Organ Kacapi
Di Kalimantan terdapat pula jenis alat musik petik atau alat musik chordofhone, yaitu alat musik petik Lutung, Odeng, dan Sambi atau Sampe’ atau Sape’ atau Sampek atau Sapek seperti yang terdapat di Kalimantan Barat dan di Kalimantan Timur, Panting dari Kalimantan Selatan, Kacapi dari suku Dayak Deyah di Kalimantan Selatan, dan Kacapi dari suku Dayak Ngaju di Kalimantan Tengah. Semua instrumen tersebut dapat digolongkan ke dalam kelompok alat musik Lute dan dapat juga disebut alat musik Kacapi atau Kecapi, istilah Lute sendiri berasal dari bahasa Arab al’ud yang berarti kayu.[1]

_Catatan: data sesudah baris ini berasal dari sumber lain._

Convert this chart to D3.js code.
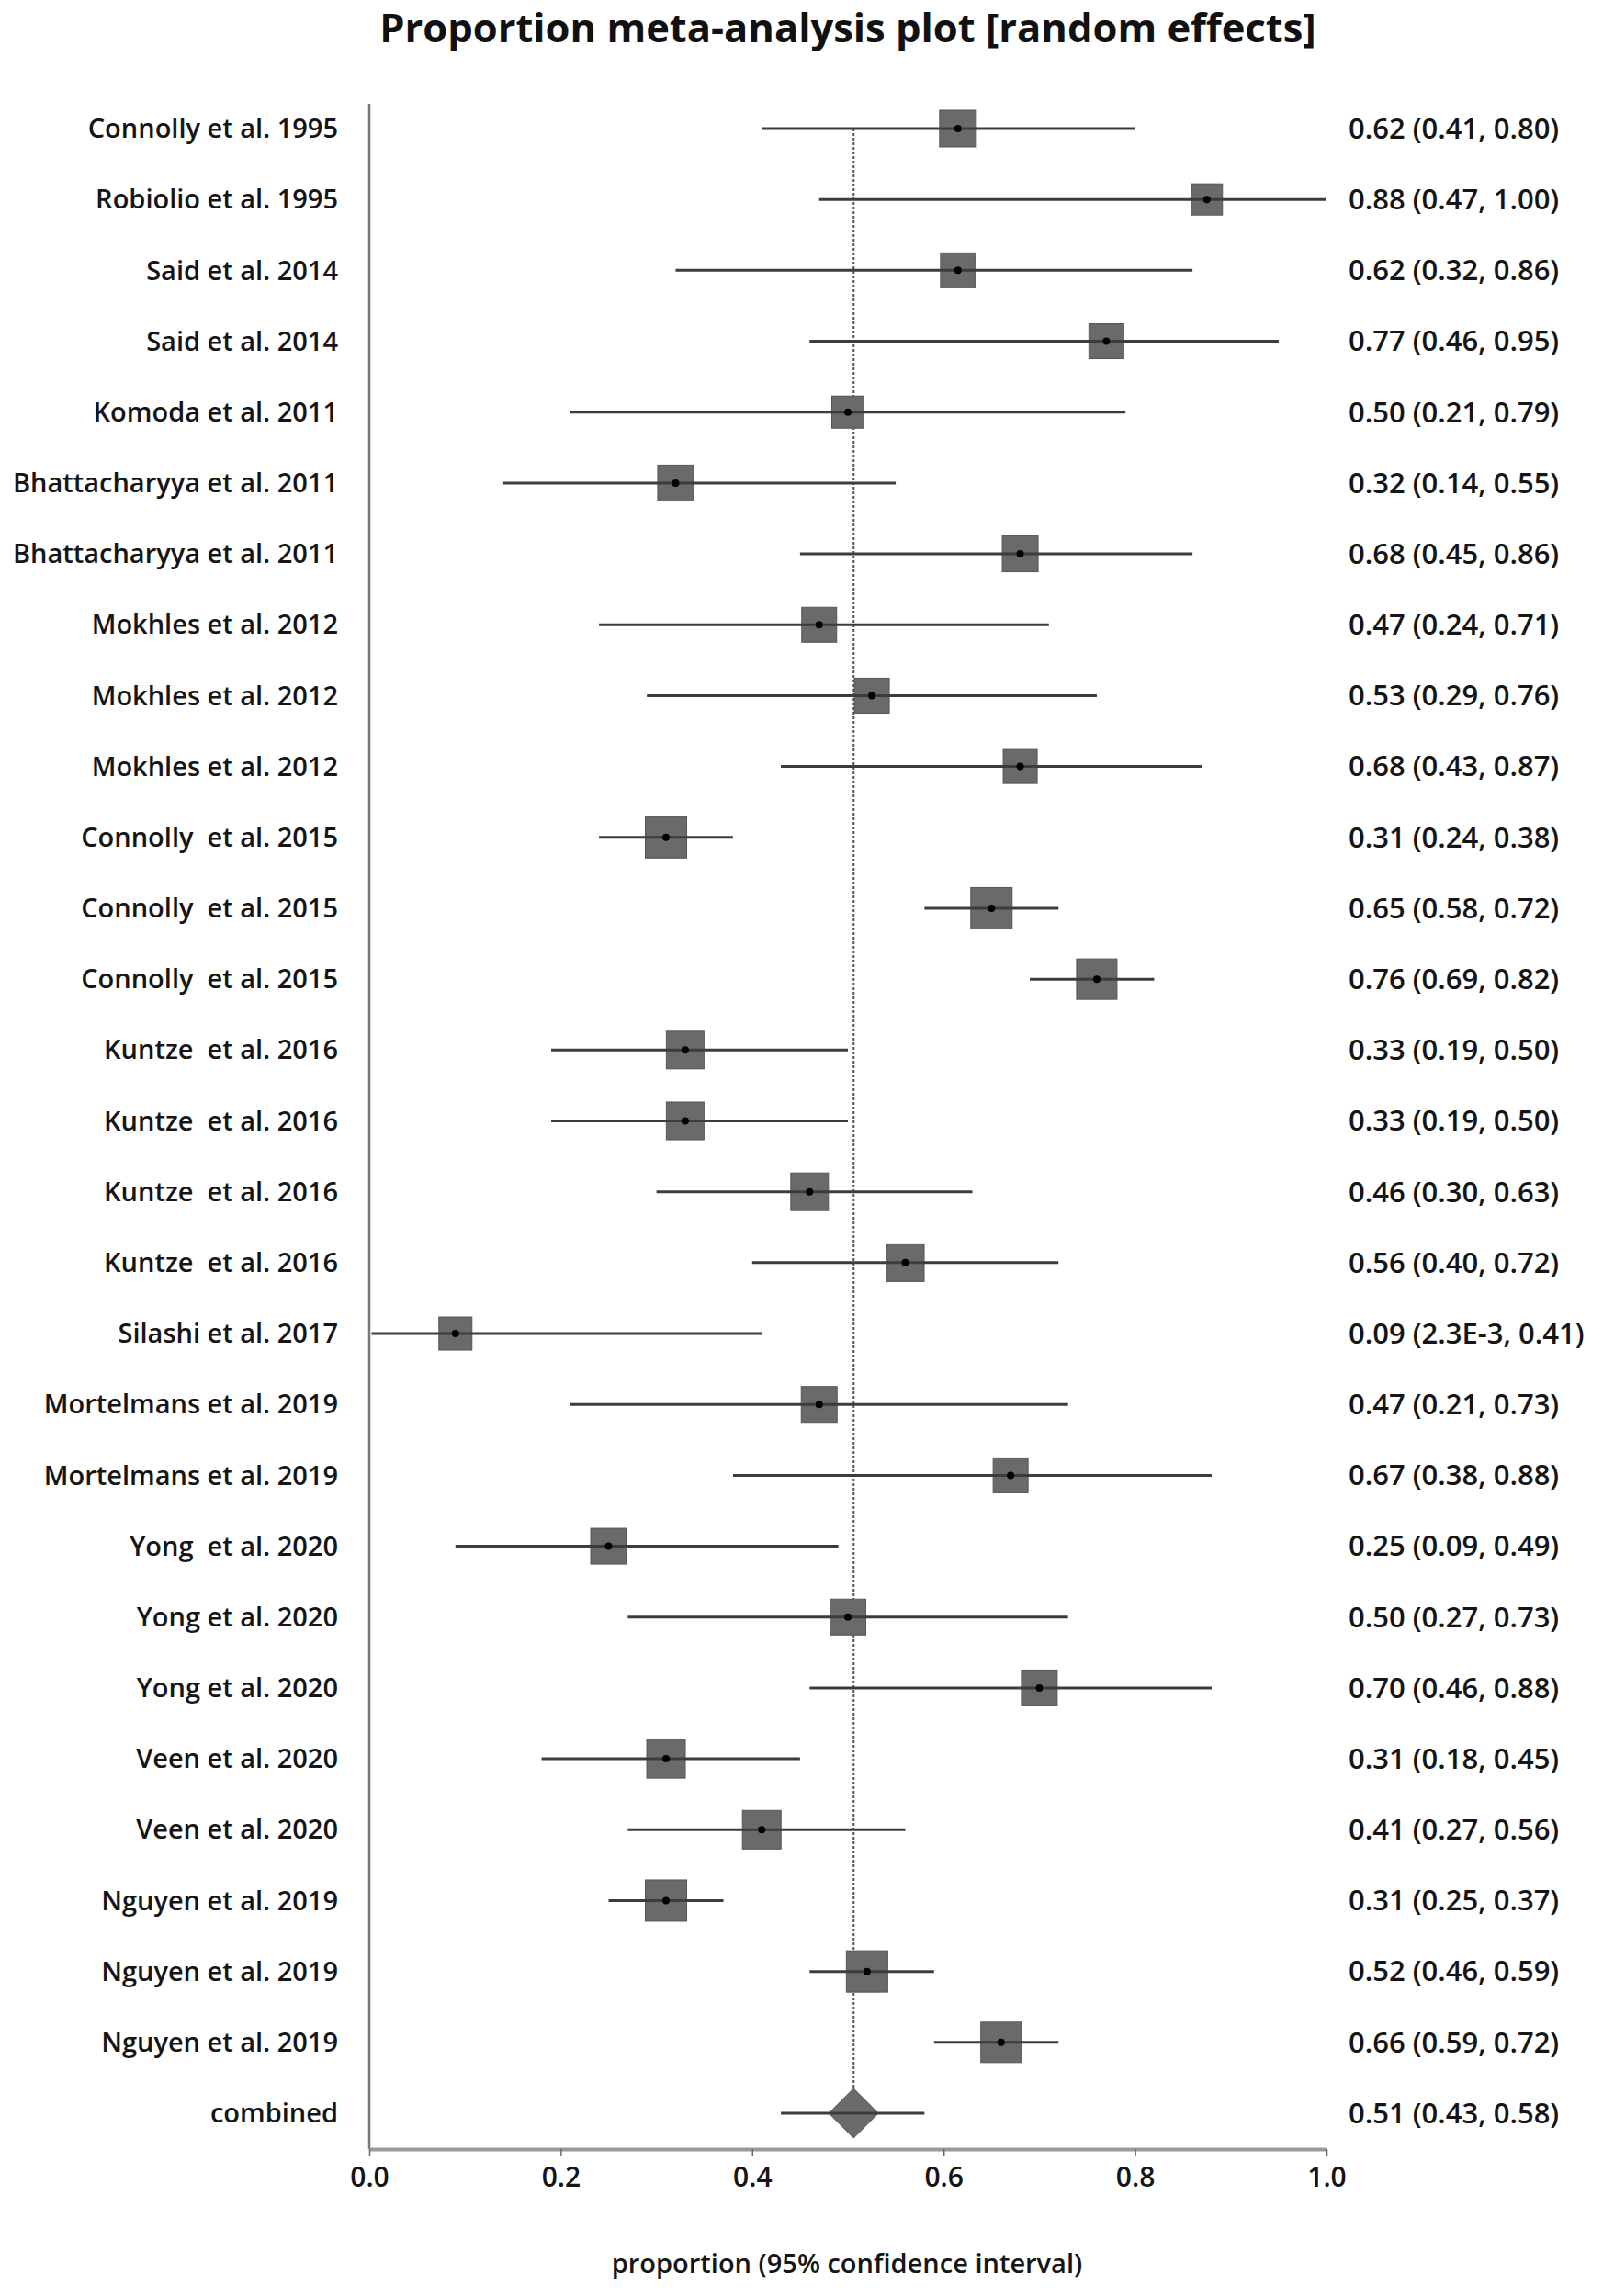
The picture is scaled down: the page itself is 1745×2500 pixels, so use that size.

Dibanding dengan alat musik petik yang sejenis yang ada di Kalimantan, Kacapi dari suku Dayak Ngaju Kalimantan Tengah memiliki perbedaan-perbedaan, baik dilihat dari organologi dan tangga nadanya. Perbedaan-perbedaan itu meliputi tangga nada pada Kacapi yang menggunakan tangga nada minor anhemitonik pentatonic, Kacapi tidak memiliki fret atau garis pembatas wilayah nada, bridge atau jembatan atau alas senar dapat digeser sesuai keinginan, body atau badan atau tubuh Kacapi lebih ramping, memiliki neck atau leher yang sekaligus sebagai fingerboard, lubang resonansi atau sound hole berada di depan dan berukuran kecil.
Bila mengacu pada tulisan Pieter Eduard Johannes Ferdinandus dalam alat musik Jawa kuno, Kacapi suku Dayak Ngaju tergolong dalam jenis Lute berbadan langsing dan menyempit, lehernya berfungsi sebagai pengatur nada, dengan ukuran panjang atau pendek, dengan bentuk leher lurus.[2]

Bentuk dan Mitologi Kacapi
Bentuk Kacapi suku Dayak Ngaju, baik yang bersenar dua maupun bersenar tiga, lebih menyerupai bentuk dayung atau kayuh sampan atau menyerupai kayuh perahu (Besei lasang dalam bahasa Ngaju). Kacapi tergolong instrumen musik tata vadya / cordofhone yang sumber bunyinya berupa cord, yaitu tali atau dawai.[3]
Masyarakat suku Dayak Ngaju meyakini bahwa Kacapi memiliki daya magis, terbukti dengan digunakannya Kacapi sebagai salah satu sarana penting dalam upacara ritual Nyangiang dan upacara Pantan Adat. Pembuatan Kacapi biasanya dilakukan dengan cara manual (hand made), yang artinya tidak menggunakan mesin khusus. Dahulu hanya menggunakan alat yang sangat sederhana dalam pembuatan Kacapi, kini pun masih menggunakan cara manual dengan menggunakan peralatan gergaji, pisau atau parang, tatah atau pahat, ampelas atau kertas penghalus dan lain-lain.
Ada pantangan bagi para pembuat Kacapi atau pemusik Kacapi, yaitu tidak boleh membuat Kacapi dengan menambahkan polesan bahan logam mulia atau emas (Bulau dalam bahasa Dayak Ngaju) di tubuh Kacapi. Hal ini diyakini dapat menyebabkan hal-hal yang tidak diinginkan, diyakini pula bahwa orang yang mendengar permainan Kacapi tersebut akan terganggu pikirannya, setiap waktu akan teringat permainan Kacapi tersebut, sehingga lupa dengan hal-hal yang lain selain ingin mendengarkan permainan Kacapi tersebut.[4]
Pembuat Kacapi rata-rata mampu memainkan Kacapi, sekaligus juga sebagai pemusik Kacapi. Ukuran panjang Kacapi dapat pula diukur menyamai tinggi atau panjang jarak dari ujung kaki sampai dengan pusar pada bagian perut si pembuat dalam posisi berdiri tegak. Pengukuran menggunakan cara ini diyakini akan menghasilkan suara Kacapi yang mampu menyentuh hati dan perasaan pendengarnya.[5]



[1] Pieter Eduard Johannes Ferdinandus, Alat Musik Jawa Kuno (Yogyakarta : Yayasan Mahardhika, 2003), p. 49.[2] Ibid, p. 49.[3] Ibid, p. 48.[4] Wawancara dengan Bajik R Simpei dan D. Songot Ipay, Idem.[5] Wawancara, Idem.